▸ YOUR INSTRUCTIONS
Starting at the first line of the listing below, retype each line up to and including the one that contains "(ldash0) -- (ldash1);". Leave pictures out.

▸ DATASET CONTENT
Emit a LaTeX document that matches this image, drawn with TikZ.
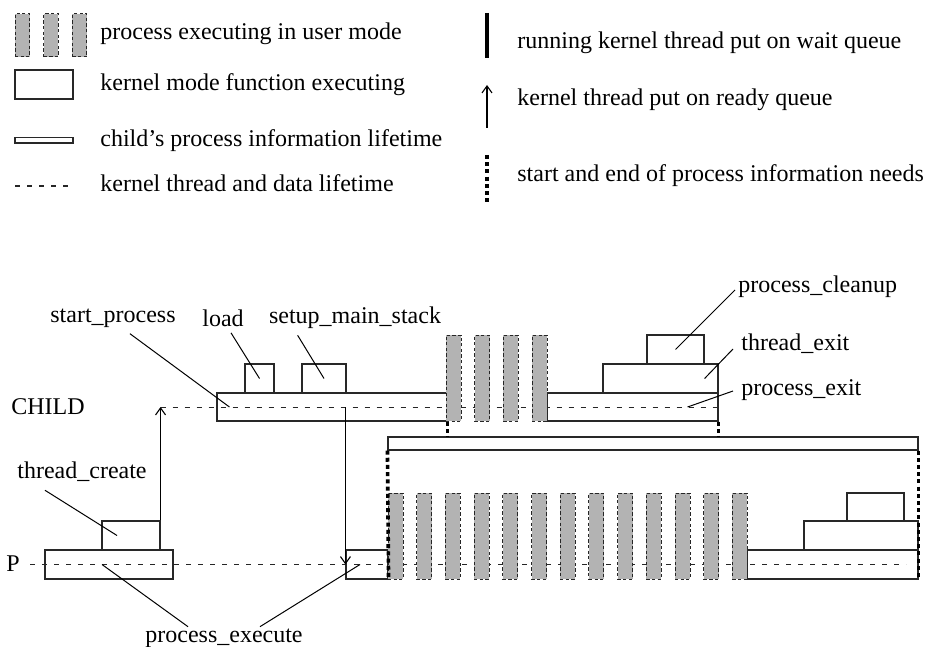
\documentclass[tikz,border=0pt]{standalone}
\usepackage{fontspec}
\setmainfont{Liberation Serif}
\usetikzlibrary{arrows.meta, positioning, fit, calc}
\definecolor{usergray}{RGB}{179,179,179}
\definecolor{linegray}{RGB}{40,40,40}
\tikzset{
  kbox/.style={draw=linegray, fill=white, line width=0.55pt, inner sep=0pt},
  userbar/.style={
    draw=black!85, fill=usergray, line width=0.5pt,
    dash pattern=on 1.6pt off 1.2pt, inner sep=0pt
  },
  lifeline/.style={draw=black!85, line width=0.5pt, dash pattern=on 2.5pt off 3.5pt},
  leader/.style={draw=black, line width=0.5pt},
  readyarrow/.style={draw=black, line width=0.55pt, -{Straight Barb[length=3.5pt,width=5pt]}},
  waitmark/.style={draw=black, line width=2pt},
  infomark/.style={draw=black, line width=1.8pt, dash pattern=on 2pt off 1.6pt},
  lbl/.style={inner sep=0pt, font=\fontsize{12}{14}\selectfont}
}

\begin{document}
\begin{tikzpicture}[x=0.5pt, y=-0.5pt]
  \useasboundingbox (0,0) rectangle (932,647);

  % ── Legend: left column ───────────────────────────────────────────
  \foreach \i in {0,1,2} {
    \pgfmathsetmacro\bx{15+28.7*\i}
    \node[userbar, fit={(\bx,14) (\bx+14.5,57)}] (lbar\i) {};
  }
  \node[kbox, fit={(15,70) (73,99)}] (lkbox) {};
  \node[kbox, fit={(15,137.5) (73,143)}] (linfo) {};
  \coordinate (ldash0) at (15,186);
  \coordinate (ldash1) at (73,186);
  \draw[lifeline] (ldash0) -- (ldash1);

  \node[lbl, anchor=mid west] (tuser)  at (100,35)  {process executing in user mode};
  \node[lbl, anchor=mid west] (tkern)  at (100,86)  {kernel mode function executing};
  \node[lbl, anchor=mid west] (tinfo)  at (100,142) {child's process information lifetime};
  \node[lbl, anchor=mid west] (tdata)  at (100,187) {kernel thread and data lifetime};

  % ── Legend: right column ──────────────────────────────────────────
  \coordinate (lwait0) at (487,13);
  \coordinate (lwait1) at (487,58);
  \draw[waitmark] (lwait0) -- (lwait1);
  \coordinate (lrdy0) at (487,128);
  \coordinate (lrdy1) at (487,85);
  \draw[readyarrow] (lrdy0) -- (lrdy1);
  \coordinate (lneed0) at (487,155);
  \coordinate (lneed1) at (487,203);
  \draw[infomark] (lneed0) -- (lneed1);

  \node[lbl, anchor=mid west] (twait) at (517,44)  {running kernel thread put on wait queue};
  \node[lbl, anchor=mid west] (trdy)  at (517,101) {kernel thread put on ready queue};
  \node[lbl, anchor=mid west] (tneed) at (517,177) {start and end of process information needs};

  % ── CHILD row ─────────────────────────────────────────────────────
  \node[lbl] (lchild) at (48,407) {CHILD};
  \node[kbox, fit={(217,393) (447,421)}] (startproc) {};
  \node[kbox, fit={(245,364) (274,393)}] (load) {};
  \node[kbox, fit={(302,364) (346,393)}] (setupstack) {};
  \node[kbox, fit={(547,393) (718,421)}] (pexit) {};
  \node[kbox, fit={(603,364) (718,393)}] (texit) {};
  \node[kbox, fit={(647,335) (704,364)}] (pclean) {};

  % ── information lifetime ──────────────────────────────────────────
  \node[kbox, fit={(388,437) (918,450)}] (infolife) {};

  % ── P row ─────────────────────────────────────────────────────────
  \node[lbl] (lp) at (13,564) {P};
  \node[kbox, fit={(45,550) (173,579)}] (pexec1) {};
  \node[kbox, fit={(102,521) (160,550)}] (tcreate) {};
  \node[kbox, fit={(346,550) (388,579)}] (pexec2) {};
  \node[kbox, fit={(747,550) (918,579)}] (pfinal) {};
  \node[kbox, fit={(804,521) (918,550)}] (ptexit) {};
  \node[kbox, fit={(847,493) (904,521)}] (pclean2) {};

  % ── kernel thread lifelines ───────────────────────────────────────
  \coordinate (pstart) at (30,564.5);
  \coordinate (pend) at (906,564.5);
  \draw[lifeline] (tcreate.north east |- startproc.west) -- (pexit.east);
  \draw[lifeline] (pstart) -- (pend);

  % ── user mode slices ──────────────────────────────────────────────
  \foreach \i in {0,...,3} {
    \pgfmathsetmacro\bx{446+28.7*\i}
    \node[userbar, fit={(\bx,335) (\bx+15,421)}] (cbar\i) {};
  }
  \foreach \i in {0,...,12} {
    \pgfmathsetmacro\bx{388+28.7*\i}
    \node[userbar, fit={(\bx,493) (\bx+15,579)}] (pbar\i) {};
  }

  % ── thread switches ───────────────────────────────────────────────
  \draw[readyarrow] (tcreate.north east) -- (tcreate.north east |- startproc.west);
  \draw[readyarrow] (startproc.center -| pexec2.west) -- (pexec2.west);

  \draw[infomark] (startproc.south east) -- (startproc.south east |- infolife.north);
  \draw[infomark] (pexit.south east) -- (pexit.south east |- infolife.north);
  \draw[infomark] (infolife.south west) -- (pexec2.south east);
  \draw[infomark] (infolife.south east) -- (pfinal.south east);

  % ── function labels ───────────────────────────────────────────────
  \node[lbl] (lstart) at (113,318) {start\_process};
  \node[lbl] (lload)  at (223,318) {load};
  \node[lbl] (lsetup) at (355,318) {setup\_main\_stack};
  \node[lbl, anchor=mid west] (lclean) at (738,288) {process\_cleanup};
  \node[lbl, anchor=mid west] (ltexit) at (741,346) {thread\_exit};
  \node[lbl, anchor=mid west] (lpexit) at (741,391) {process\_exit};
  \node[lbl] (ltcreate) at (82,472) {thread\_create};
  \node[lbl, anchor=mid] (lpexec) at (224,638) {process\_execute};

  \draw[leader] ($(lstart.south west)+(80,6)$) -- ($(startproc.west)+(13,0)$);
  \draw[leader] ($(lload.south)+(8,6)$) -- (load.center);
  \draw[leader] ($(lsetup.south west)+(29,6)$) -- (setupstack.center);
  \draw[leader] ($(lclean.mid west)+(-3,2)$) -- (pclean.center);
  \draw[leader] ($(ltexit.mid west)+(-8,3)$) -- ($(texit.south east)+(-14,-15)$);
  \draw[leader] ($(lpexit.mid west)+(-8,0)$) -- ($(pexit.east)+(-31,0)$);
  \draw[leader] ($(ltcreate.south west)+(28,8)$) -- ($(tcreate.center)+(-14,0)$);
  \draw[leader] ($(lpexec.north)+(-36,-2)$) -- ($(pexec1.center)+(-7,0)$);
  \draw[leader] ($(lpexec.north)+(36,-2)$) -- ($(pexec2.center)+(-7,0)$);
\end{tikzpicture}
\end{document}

▸ IN RESPONSE
Emit a LaTeX document that matches this image, drawn with TikZ.
\documentclass[tikz,border=0pt]{standalone}
\usepackage{fontspec}
\setmainfont{Liberation Serif}
\usetikzlibrary{arrows.meta, positioning, fit, calc}
\definecolor{usergray}{RGB}{179,179,179}
\definecolor{linegray}{RGB}{40,40,40}
\tikzset{
  kbox/.style={draw=linegray, fill=white, line width=0.55pt, inner sep=0pt},
  userbar/.style={
    draw=black!85, fill=usergray, line width=0.5pt,
    dash pattern=on 1.6pt off 1.2pt, inner sep=0pt
  },
  lifeline/.style={draw=black!85, line width=0.5pt, dash pattern=on 2.5pt off 3.5pt},
  leader/.style={draw=black, line width=0.5pt},
  readyarrow/.style={draw=black, line width=0.55pt, -{Straight Barb[length=3.5pt,width=5pt]}},
  waitmark/.style={draw=black, line width=2pt},
  infomark/.style={draw=black, line width=1.8pt, dash pattern=on 2pt off 1.6pt},
  lbl/.style={inner sep=0pt, font=\fontsize{12}{14}\selectfont}
}

\begin{document}
\begin{tikzpicture}[x=0.5pt, y=-0.5pt]
  \useasboundingbox (0,0) rectangle (932,647);

  % ── Legend: left column ───────────────────────────────────────────
  \foreach \i in {0,1,2} {
    \pgfmathsetmacro\bx{15+28.7*\i}
    \node[userbar, fit={(\bx,14) (\bx+14.5,57)}] (lbar\i) {};
  }
  \node[kbox, fit={(15,70) (73,99)}] (lkbox) {};
  \node[kbox, fit={(15,137.5) (73,143)}] (linfo) {};
  \coordinate (ldash0) at (15,186);
  \coordinate (ldash1) at (73,186);
  \draw[lifeline] (ldash0) -- (ldash1);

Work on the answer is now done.